Fully integrated testing of the system on the flight vehicle revealed problems that would otherwise not have been discovered until the boom was in orbit. The risk of technical failure is high in a fast-turnaround project given that requirements development, design, and build phases come in rapid succession, so integrated testing is all the more important.
Moving Deadline, Changing Requirements
The return-to-flight launch date changed several times during our project, for reasons unrelated to progress on the boom. Early in our work, the original six-month target became nine months and then a year. Ultimately, Discovery launched in July 2005, sixteen months after we began work.
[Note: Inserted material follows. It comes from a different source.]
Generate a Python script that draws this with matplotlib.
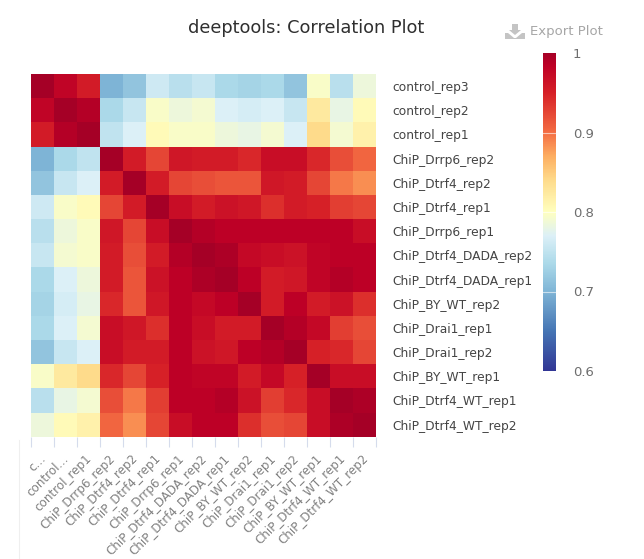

At first glance, this sounds like good news for us — who can object to having more time to complete their project?
But the repeatedly changing date created its own problems; the postponements created an expectation that we would increase the quality, performance, and safety of the product without, of course, adding to the budget. The biggest example of changing requirements increasing cost was the decision to use some of that “extra” time to develop the originally specified two-sensor packages instead of the one that earlier deadlines seemed to require. In effect, we had multiple release dates for the OBSS, having the single-sensor version certified, tested, and ready to fly while we worked on the two-sensor boom. We followed that same pattern with software development, making sure one version was ready to fly while the team worked on enhancements that might or might not be tested, certified, and ready to go by the launch date.
As anyone who has managed a NASA development project knows, even without launch delays, it is hard to get team members to stop improving the product. They will want to fill any additional available time with tweaks and enhancements. One of the toughest tasks of a project manager is to decide when good is good enough and call a halt to further improvements.
Success
The Space Shuttle Discovery took off July 26, 2005, approximately two and a half years after theColumbia accident. On the 27th, the hard work of the OBSS project team paid off when the Orbiter Boom Sensor System successfully deployed and examined Discovery‘s thermal protection system. While we were confident the sensor would work and believed the mechanical elements of the system would work well, we breathed a collective sigh of relief when the boom was successfully re-stowed in the shuttle’s payload bay.